Any fan of television can tell you that, from the 1950s through the early 1970s, Hollywood churned out some pretty unrealistic series where moms cleaned house wearing dresses and pearls, and dads smoked pipes and wore slippers and sweaters while both dispensed volumes of wisdom. My wife and I never resembled those TV characters. Like most real parents we resembled Dan and Rosanne Conner more than Mike and Carol Brady.
As fathers go I did not “know best.” I made lots of mistakes. I can look at each of my five grown children and see that, though they all very different people, they all have many of the same personality traits that my wife and I possess.
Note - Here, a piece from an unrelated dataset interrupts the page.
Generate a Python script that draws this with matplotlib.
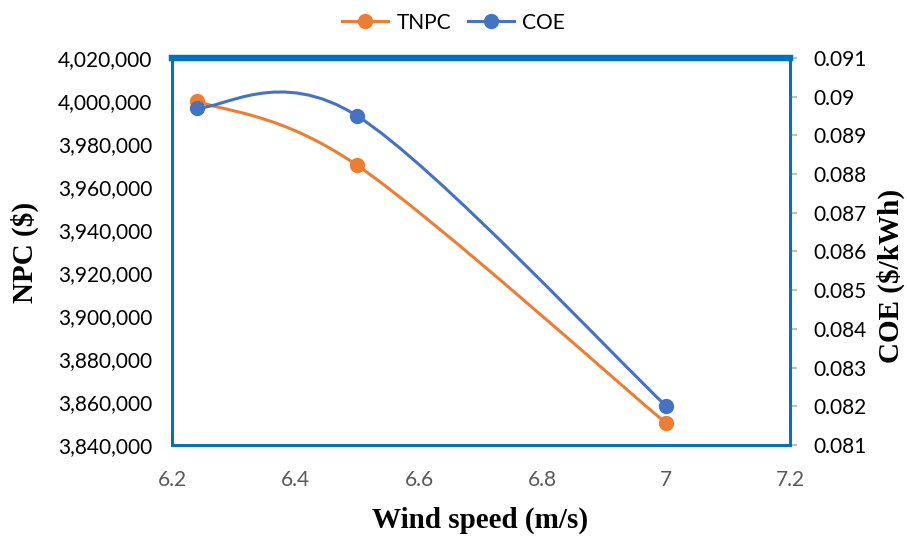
import numpy as np
import matplotlib.pyplot as plt
from matplotlib.path import Path
from matplotlib.patches import PathPatch

wind = [6.24, 6.5, 7.0]
tnpc = [4000000, 3970000, 3850000]
coe = [0.08971, 0.0895, 0.0820]

ORANGE = '#ED7D31'
BLUE = '#4472C4'
BORDER = '#0070C0'
TICK_FONT = ['Lato', 'DejaVu Sans']
LABEL_FONT = dict(fontfamily='Liberation Serif', fontweight='bold', fontsize=21)


def smooth_path(xs, ys):
    # Excel style smoothed line: cubic Bezier through points
    pts = np.column_stack([xs, ys]).astype(float)
    n = len(pts)
    verts = [pts[0]]
    codes = [Path.MOVETO]
    for i in range(n - 1):
        p0 = pts[i - 1] if i > 0 else pts[i]
        p1 = pts[i]
        p2 = pts[i + 1]
        p3 = pts[i + 2] if i + 2 < n else pts[i + 1]
        c1 = p1 + (p2 - p0) / 6
        c2 = p2 - (p3 - p1) / 6
        verts += [c1, c2, p2]
        codes += [Path.CURVE4] * 3
    return Path(verts, codes)


fig = plt.figure(figsize=(9.07, 5.36), dpi=100)
ax = fig.add_axes([0.1896, 0.1698, 0.6814, 0.722])
ax2 = ax.twinx()

ax.add_patch(PathPatch(smooth_path(wind, tnpc), fill=False, edgecolor=ORANGE, lw=2.2, zorder=3))
ax.plot(wind, tnpc, 'o', color=ORANGE, ms=10, zorder=4)
ax2.add_patch(PathPatch(smooth_path(wind, coe), fill=False, edgecolor=BLUE, lw=2.2, zorder=3))
ax2.plot(wind, coe, 'o', color=BLUE, ms=10, zorder=4)

ax.set_xlim(6.2, 7.2)
ax.set_ylim(3840000, 4020000)
ax2.set_ylim(0.081, 0.091)
ax.set_xticks(np.arange(6.2, 7.21, 0.2))
ax.set_xticklabels(['6.2', '6.4', '6.6', '6.8', '7', '7.2'])
ax.set_yticks(np.arange(3840000, 4020001, 20000))
ax.set_yticklabels([f'{v:,}' for v in range(3840000, 4020001, 20000)])
ax2.set_yticks(np.arange(0.081, 0.0911, 0.001))
ax2.set_yticklabels(['0.081', '0.082', '0.083', '0.084', '0.085', '0.086',
                     '0.087', '0.088', '0.089', '0.09', '0.091'])

for lab in ax.get_xticklabels():
    lab.set_family(TICK_FONT)
    lab.set_fontsize(15)
    lab.set_color('#595959')
for lab in ax.get_yticklabels() + ax2.get_yticklabels():
    lab.set_family(TICK_FONT)
    lab.set_fontsize(15)
    lab.set_color('black')

ax.tick_params(axis='x', length=0, pad=18)
ax.tick_params(axis='y', length=0, pad=14)
ax2.tick_params(axis='y', length=5, color='#BFBFBF', width=1.5, pad=12)

for a in (ax, ax2):
    for s in a.spines.values():
        s.set_color(BORDER)
        s.set_linewidth(2)
    a.spines['top'].set_linewidth(4.5)

fig.text(480 / 907, 1 - 520 / 536, 'Wind speed (m/s)', ha='center', va='center', **LABEL_FONT)
fig.text(25 / 907, 1 - 252 / 536, 'NPC ($)', ha='center', va='center', rotation=90, **LABEL_FONT)
fig.text(891 / 907, 1 - 276 / 536, 'COE ($/kWh)', ha='center', va='center', rotation=90, **LABEL_FONT)

h1 = plt.Line2D([], [], color=ORANGE, lw=2.2, marker='o', ms=10)
h2 = plt.Line2D([], [], color=BLUE, lw=2.2, marker='o', ms=10)
fig.legend([h1, h2], ['TNPC', 'COE'], loc='center', bbox_to_anchor=(0.5, 0.958), ncol=2,
           frameon=False, prop={'family': TICK_FONT, 'size': 15}, handlelength=2.2,
           columnspacing=0.8, handletextpad=0.4)

fig.savefig('out.png', dpi=100)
This is not always a good thing. I see as many of my weakness in them as I do my strengths. If you ask my wife, though, she would tell you with a smile that our kids possess only her strengths and only my weaknesses.
Being a parent is an awesome thing. I love every one of my children dearly, yet it is, even to this day an awesomely frightful thing, as well. I wish I had known when they were little the things I know now. I would have been, I am certain, a much better parent.
I wish, too, that I had been a better example of a Christian to them. Paul, though not a parent, raised a great deal of “babes in Christ.” In other words, he discipled a lot of people. In closing his letter to the Philippians, he makes what seems like a casual statement that most of us just read right past. It is, though, not so casual. He says, “Do the things you’ve seen and heard me do.”
I know a great many parents who say, “Do as I say, not as I do.” A great many Christians offer up the same attitude about discipleship. “Here is what’s right. Here’s what I do.”
Are we good examples to “babes in Christ?” Are we good examples to our children and grandchildren?” Do we dare take up the challenge and ask others to look at us as an example of a good Christian?
Remember the only thing we can take with us to heaven is our loved ones.